History serves little purpose it seems to me if not to teach and inform us about how to deal with the present age and to inspire us to prepare for and pursue a greater future. I say that as one who loves history, or more correctly loves old stories of the past as evidenced so often in these writings. While I do find myself amused by stories about the past, I also believe more than anything that they are the best source – if not the only source – for teaching us life’s most valuable lessons. It is for that very reason that we maintain historical facts and stories, otherwise we risk allowing them to become nothing more than the clutter in our attics collecting dust. In other words, do we preserve history as a means of moving us forward, or do we hang on to it simply to linger in the past?

We came face to face with that very question last week when in the process of unpacking boxes in our new home we came across two beautiful specially designed commemorative plates that had once adorned the walls of my parent’s home. Sentimental though they are to me, they’re really part of my parents’ story, not my own, besides the fact that there is no place for them in our home except to be stored in the attic. What to do? Then a pastor friend reminded us of the Biblical story of the Transfiguration when Peter, James and John ascended the mountain with Jesus and witnessed him in his glory. So overcome were they that Peter suggested they should stay there, but Jesus demanded that they return; for to have stayed would not have carried the “story” forward.
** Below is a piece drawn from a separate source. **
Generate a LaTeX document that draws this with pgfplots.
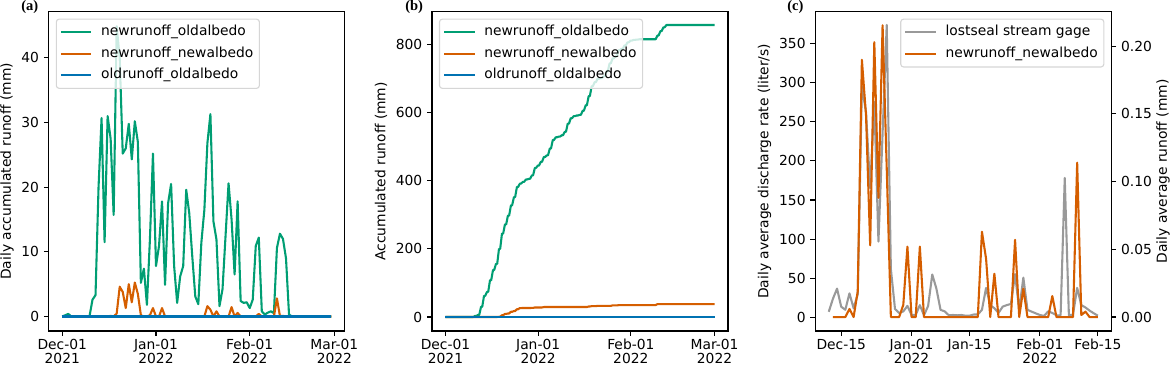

Would hanging on to those commemorative plates really benefit our lives and the lives of others moving forward, or would we simply be clinging to by-gone days? Pondering that question did not take long after what the pastor said. Soon it was settled, the plates should go.

Had Peter, James and John remained on the mountain the world might have been deprived the message of the Gospel. But through them it lived on. Likewise, had we clung to those plates they would have simply collected dust in the attic. Instead the lessons learned from my parents’ story will pass on through our own living, and that’s what really matters.